A game where you can log in and jump out into missions quickly.  It’s a game of constant action that makes you feel like a real character in the DC universe right from the start.  The powers are fun, the missions are fun, and the PvP is just right for my style (even if frustrating when ganked).    Some of the questing gets boring but on a PvP world it is broken up by lots of PvP and villainous acts.  It won’t be a game that you get into deep character progression or one that has you logging in 15 hours a day like WoW, but there’s legitimately fun content for as long as it lasts.  It’s a super hero action beat’em up with MMO elements near-seamlessly mixed in.

I recommend the game to fans of DC and to those looking for a fun game to beat up some bad guys, have a little PvP, and enjoy some action for a couple months.  It’s as good a time as any to get into DCUO.  I believe that no matter what, it’ll be fun while it lasts and that’s at least enough to justify the $50 and first free month. DCUO is by far the best “superhero MMO” I have played.


Combat – Fast paced and action oriented.  The button combos (ie: tap left mose 2x hold -> Hold right mouse) to execute powers work well with the mouse. The combat feels much smoother and connected than previous super hero games and nothing like a regular MMO.

World – It’s open except for instanced dungeons or story encounters.  Graev and I both feel strongly that this is how SWTOR will be done.  The graphics are not the best but the game is pretty and stylized enough to capture the feel of cities like Gotham.

PvP – It’s open world pvp in its simplest form.  You find someone from the opposite side and you kill them.  Level 30’s can kill level 1’s. It’s fun being a villain and really being able to just attack some poor hero.

Powers/Skills – Both the travel powers and the normal powers are fun.  Graev and I both went acrobatics for our travel ability and have since taken additional skills under the acrobatics section to give us a more powerful glide that mimmicks flying and a grappling hook that jets us up buildings.   Abilities like landmines, sleeper darts, and my favorite the tazer pull look nice while being functional.  We jumped this hero who was level 12 when we were level 8 and he tried to fly away… well, I shot my tazer grapple out at him and sucked him back in so that Graev could root him with ice.  It was awesome.

Story-related Quests – When you see Bane, Catwoman, Joker, and these other villains/super heroes in action it’s a lot of fun.  These cinematic-like missions are what got me set on liking the game.

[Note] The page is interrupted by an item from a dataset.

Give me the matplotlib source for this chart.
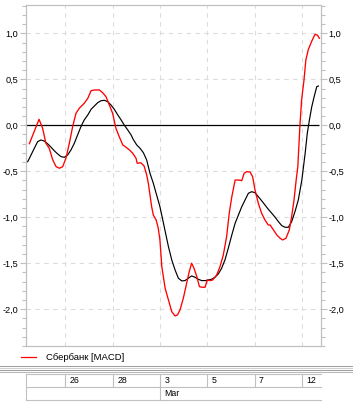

Legendary Arenas – You get to unlock your favorite heroes and play them in a battleground setting.  These are fun and offer some additional playability to the game.  You get tokens from these that you can use to unlock new heroes.  Starting with Harley you get tokens to spend.  I’m saving up 70 for Joker.  Note: There are standard battlegrounds where you use your character as well.

Customization – Between Powers, Skills for weapons, skills for travel, iconic powers, and how you spend your points and customize your looks it feels like there are many different ways to play.  In my opinion it feels like I have more choices than I did in CoH.


UI – Although it looks nice, the UI feels like it gets in the way.  Chatting is harder than it should be sometimes.

Some quests – There are some bland quests among the good ones.  Apparently they become more abundant later on, but for now from what I’ve seen it’s 50/50 crappy quests to good quests.  If you don’t like to quest, just avoid DCUO.

Longevity – The fact that it may not last long has me bummed.  It will last just as long or longer than some of the console and PC games I’ve purchased, though.  For a MMO I hope it lasts longer.